Notes in Progress (Alternate Title: Freaking The F Out)
I have to write this out, otherwise I won’t have the nerve to admit this later. I don’t like to show doubt, to reveal my uncertainty, but I must seem so confident to someone reading this blog, a woman and her family charge around the world, learning languages, taking photos and kicking butt!
Yes, it’s just like that. Well, except when it’s not.
Right now, I’m sitting in a cafe at the ground level of our apartment complex. There’s four skyscrapers housing Korean, Chinese and expat residents and a few of us sit at our laptops in the industrial steel and concrete coffee lounge, sipping caffiene-products.
My son is upstairs. I asked the nanny to watch him for four hours while I work, so I could find a place to write and study in quiet, an indulgence really, for a mother to an almost two year old.
I’ve never used child care before, and it’s breaking my heart.
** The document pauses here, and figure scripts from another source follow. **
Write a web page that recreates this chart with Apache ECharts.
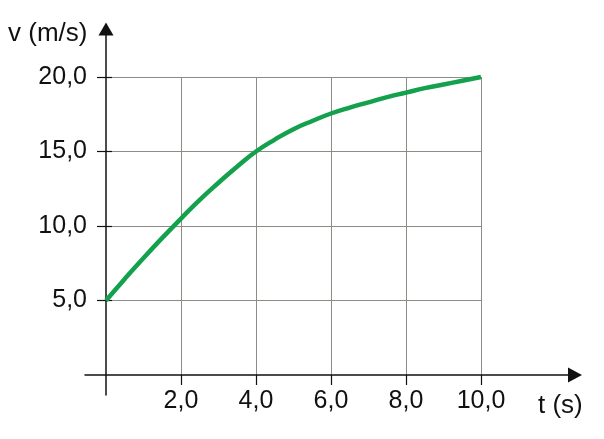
<!DOCTYPE html>
<html>
<head>
<meta charset="utf-8">
<script src="https://cdn.jsdelivr.net/npm/echarts@6/dist/echarts.min.js"></script>
<style>html,body{margin:0;padding:0;background:#fff}#c{width:604px;height:439px}</style>
</head>
<body>
<div id="c"></div>
<script>
const tValues = [0,0.5,1,1.5,2,2.5,3,3.5,4,4.5,5,5.5,6,6.5,7,7.5,8,8.5,9,9.5,10];
const vValues = [5,6.45,7.85,9.2,10.5,11.75,12.9,14.0,15.0,15.8,16.5,17.05,17.55,17.95,18.3,18.65,18.95,19.25,19.5,19.75,20];
const xTicks = [2,4,6,8,10];
const yTicks = [5,10,15,20];
const xName = 't (s)';
const yName = 'v (m/s)';

const fmt = v => v.toFixed(1).replace('.', ',');
const FONT = 'Liberation Sans, Arial, sans-serif';
const chart = echarts.init(document.getElementById('c'), null, {renderer:'canvas'});
chart.setOption({
  animation:false,
  backgroundColor:'#fff',
  grid:[
    {left:106, top:77, width:375, height:298},
    {left:85, top:29, width:490, height:366}
  ],
  xAxis:[
    {gridIndex:0, type:'value', min:0, max:10, interval:2,
     axisLine:{show:false},
     axisTick:{show:true, length:10, inside:false, lineStyle:{color:'#111', width:1.2},
       customValues:xTicks},
     axisLabel:{customValues:xTicks, formatter:fmt, margin:14, color:'#111', fontSize:25, fontFamily:FONT},
     splitLine:{show:true, lineStyle:{color:'#8c8c84', width:1}}},
    {gridIndex:1, type:'value', min:-0.56, max:12.51,
     axisLine:{show:true, onZero:true, symbol:['none','triangle'], symbolSize:[15,14],
       lineStyle:{color:'#111', width:1.5}},
     axisTick:{show:false}, axisLabel:{show:false}, splitLine:{show:false}}
  ],
  yAxis:[
    {gridIndex:0, type:'value', min:0, max:20, interval:5,
     axisLine:{show:false},
     axisTick:{show:true, length:9, inside:false, lineStyle:{color:'#111', width:1.2},
       customValues:yTicks},
     axisLabel:{customValues:yTicks, formatter:fmt, margin:19, color:'#111', fontSize:25, fontFamily:FONT},
     splitLine:{show:true, lineStyle:{color:'#8c8c84', width:1}}},
    {gridIndex:1, type:'value', min:-1.34, max:23.22,
     axisLine:{show:true, onZero:true, symbol:['none','triangle'], symbolSize:[15,13],
       lineStyle:{color:'#111', width:1.5}},
     axisTick:{show:true, inside:true, length:6, customValues:yTicks, lineStyle:{color:'#111', width:1.2}},
     axisLabel:{show:false}, splitLine:{show:false}}
  ],
  graphic:[
    {type:'text', left:8, top:21, style:{text:yName, font:'26px ' + FONT, fill:'#111'}},
    {type:'text', left:538, top:393, style:{text:xName, font:'26px ' + FONT, fill:'#111'}}
  ],
  series:[
    {type:'line', xAxisIndex:0, yAxisIndex:0, data:tValues.map((t,i)=>[t, vValues[i]]),
     smooth:0.5, showSymbol:false, lineStyle:{color:'#13a14d', width:4.5}, z:5}
  ]
});
</script>
</body>
</html>
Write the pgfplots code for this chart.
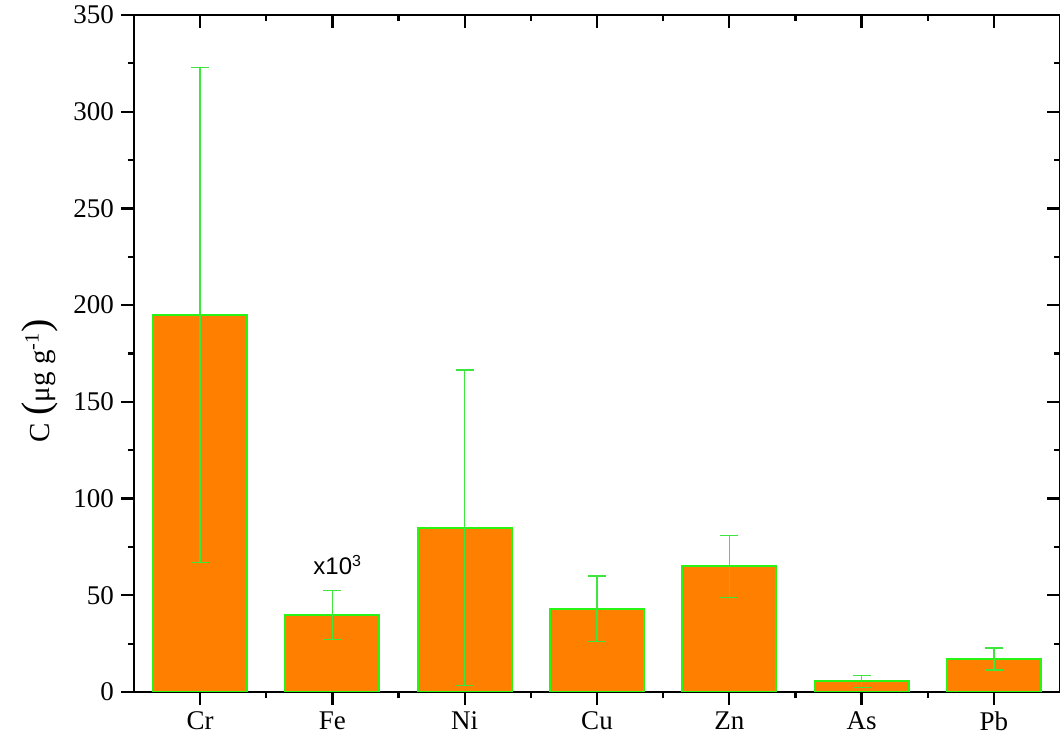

When he was little, I could take him everywhere. We traveled to five different continents with him, all while filming a documentary. We left Oregon when he was four months and haven’t been back since. There’s pictures floating around somewhere, taken by someone else, of me with Cole in a sling, strapped to my chest and me leaning over a camera on a tripod, setting up a shot.

Not the one I was thinking of but I was able to find this pic from Burning Man 2010. Copyright http://www.technomadia.com/
I was reading the mothering-homeschool boards, which is probably a bad idea, I admit, but I felt so sad about my situation as I read about these women who are all stay-at-home moms, who say things like, “I stopped working immediately after my son was born.” I’m not like that. I feel bad that I can’t do it. Drew could work, I could stop working, or I could only work occasionally, maybe writing 1-2 articles a week, settle down, give up the bigger projects, the website, the photography and just be a mom.
If I could do it, I would. It feels callous of me to leave him. I know he would prefer to be with me. I’m struggling with this, and I know I’m not the first women to fret over her role with her children and work. I just really want to say, “Okay, I will stay home with you, Cole.” I want to say it. I try it on. I say it to my husband. I announce, “That’s it, I’m quitting!” and my heart screams out, “No!”
I know everyone says you can do both. You can’t. I can’t, anyway. Cole wants all of my time. He would also love it if I would nap with him and go to bed at the same time as him at night. Anything short of this, and he’s disappointed. There’s degrees, of course. If I sneak away after he falls asleep, it’s only mildly upsetting for him. If I read in the other room, he’s willing to let me be for thirty minutes or an hour. If he’s had his fill of me, he might play on his own for spurts of time. However, any amount of time spent working and not focusing on him, is a compromise. One that I’m making on his behalf. It doesn’t seem fair that I can unilaterally make that decision for him, because I’m clearly ignoring his vote. I can’t ignore that or gloss over it or pretend like he doesn’t notice. He does.
I know some readers will think, “Four hours away from your child? That’s nothing! What’s the big deal?”
Nothing. Look away. Nothing at all to see here.